Ilgunas, interesting enough, is a misfit among misfits.
A kind of modern day Thoreau, he embraces living simply, although it's difficult to know what he's really after other than a mission to pay off his debt.
Ilgunas perseveres, and his debt gradually shrinks.
Keeping in contact from afar with people from his former life - a mother upset over the life he's chosen, and a friend struggling with his own college loan obligations who cannot find work for which he's suited - he's reminded what he left behind.
Later, he heads to Mississippi to work for Americorps where he becomes involved in cleanup efforts from Hurricane Katrina.
Here, Ilgunas falls in love with a young woman who seems to share his adventurous spirit. They live in a tent and remain together for a time, eventually hitchhiking back to Ilgunas's boyhood home in upstate New York.
Back in Alaska, Ilgunas secures work as a ranger for the national park service.
He's outside, at one with nature, and the job is everything he seems to want. Why he decides to go back to school for a graduate degree is a twist on this story that perhaps Ilgunas cannot fully explain.
But, true to Ilgunas's nature, he doesn't simply blend in with the rest of the graduate students at Duke University. He buys a used van and lives out of it at the school, equipping it with a stove and a bed and other basic essentials. He showers at a school gym, works part-time and zealously keeps secret his tiny mobile home he keeps parked on campus, lest school authorities chase him away and force him to spend money living at the college or in town.
This book could have been a real downer, but Ilgunas has an engaging way of describing and facing down the different hardships.
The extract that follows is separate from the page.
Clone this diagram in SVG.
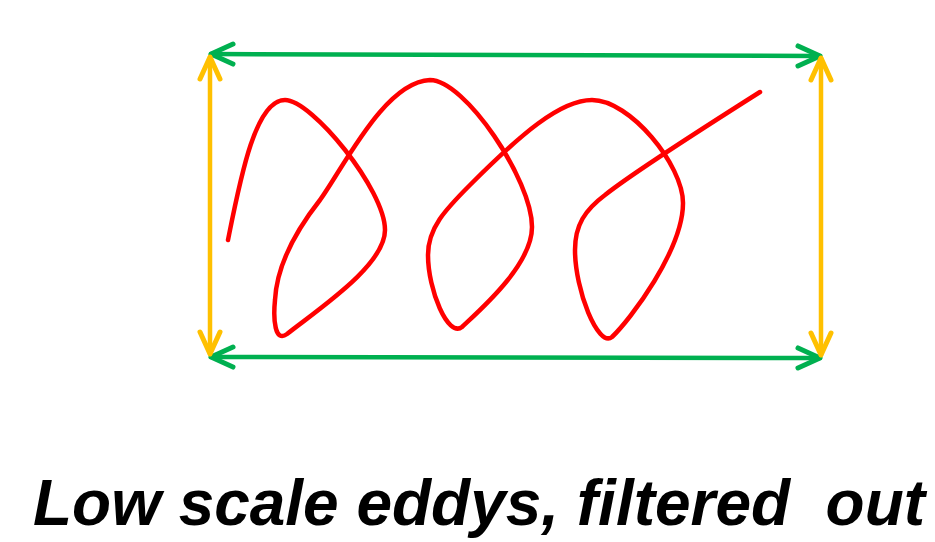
<svg xmlns="http://www.w3.org/2000/svg" width="935" height="542" viewBox="0 0 935 542">
  <style>
    .green { stroke: #00B050; stroke-width: 4.5; fill: none; stroke-linecap: round; stroke-linejoin: round; }
    .yellow { stroke: #FFC000; stroke-width: 4.5; fill: none; stroke-linecap: round; stroke-linejoin: round; }
    .eddy { stroke: #FF0000; stroke-width: 4.5; fill: none; stroke-linecap: round; stroke-linejoin: round; }
    .caption { font-family: "Liberation Sans", Arial, sans-serif; font-weight: bold; font-style: italic; font-size: 64px; fill: #000000; white-space: pre; }
  </style>
  <defs>
    <marker id="headGreen" viewBox="0 0 30 30" refX="26" refY="15" markerWidth="30" markerHeight="30" markerUnits="userSpaceOnUse" orient="auto-start-reverse">
      <path d="M4,5 L26,15 L4,25" fill="none" stroke="#00B050" stroke-width="5" stroke-linecap="round" stroke-linejoin="round"/>
    </marker>
    <marker id="headYellow" viewBox="0 0 30 30" refX="26" refY="15" markerWidth="30" markerHeight="30" markerUnits="userSpaceOnUse" orient="auto-start-reverse">
      <path d="M4,5 L26,15 L4,25" fill="none" stroke="#FFC000" stroke-width="5" stroke-linecap="round" stroke-linejoin="round"/>
    </marker>
  </defs>

  <g id="connectors">
    <!-- horizontal extent arrows -->
    <line id="top-span" class="green" x1="211" y1="54" x2="820" y2="56" marker-start="url(#headGreen)" marker-end="url(#headGreen)"/>
    <line id="bottom-span" class="green" x1="211" y1="357" x2="820" y2="358" marker-start="url(#headGreen)" marker-end="url(#headGreen)"/>
    <!-- vertical extent arrows -->
    <line id="left-span" class="yellow" x1="210" y1="57" x2="210" y2="354" marker-start="url(#headYellow)" marker-end="url(#headYellow)"/>
    <line id="right-span" class="yellow" x1="821" y1="58" x2="821" y2="355" marker-start="url(#headYellow)" marker-end="url(#headYellow)"/>
  </g>

  <g id="eddy-curve">
    <path class="eddy" d="M228,240
      C 240,180 255,100 285,100
      C 312,100 385,190 385,230
      C 385,265 320,308 287,334
      C 275,343 273,320 275,300
      C 277,262 298,228 320,200
      C 345,165 385,82 430,80
      C 465,80 532,180 532,227
      C 532,265 480,310 462,327
      C 448,338 428,290 428,255
      C 428,228 445,210 470,185
      C 520,135 560,100 592,100
      C 630,100 683,165 683,203
      C 683,250 630,320 612,337
      C 598,348 575,290 575,250
      C 575,225 585,210 605,195
      C 630,175 700,130 760,92"/>
  </g>

  <g id="caption">
    <text class="caption" x="33" y="525" textLength="892" lengthAdjust="spacingAndGlyphs" xml:space="preserve">Low scale eddys, filtered  out</text>
  </g>
</svg>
With a spirit and a determination to live life on his own terms, he believes quite strongly there's an alternative to modern American life.
Readers can decide for themselves if he's made the right decision in thumbing his nose at materialism, a good job, and a normal lifestyle.
Ilgunas is an adventurer, a seeker, even a rebel, and his story is a compelling one.
I'd love to catch up with him again in a few years.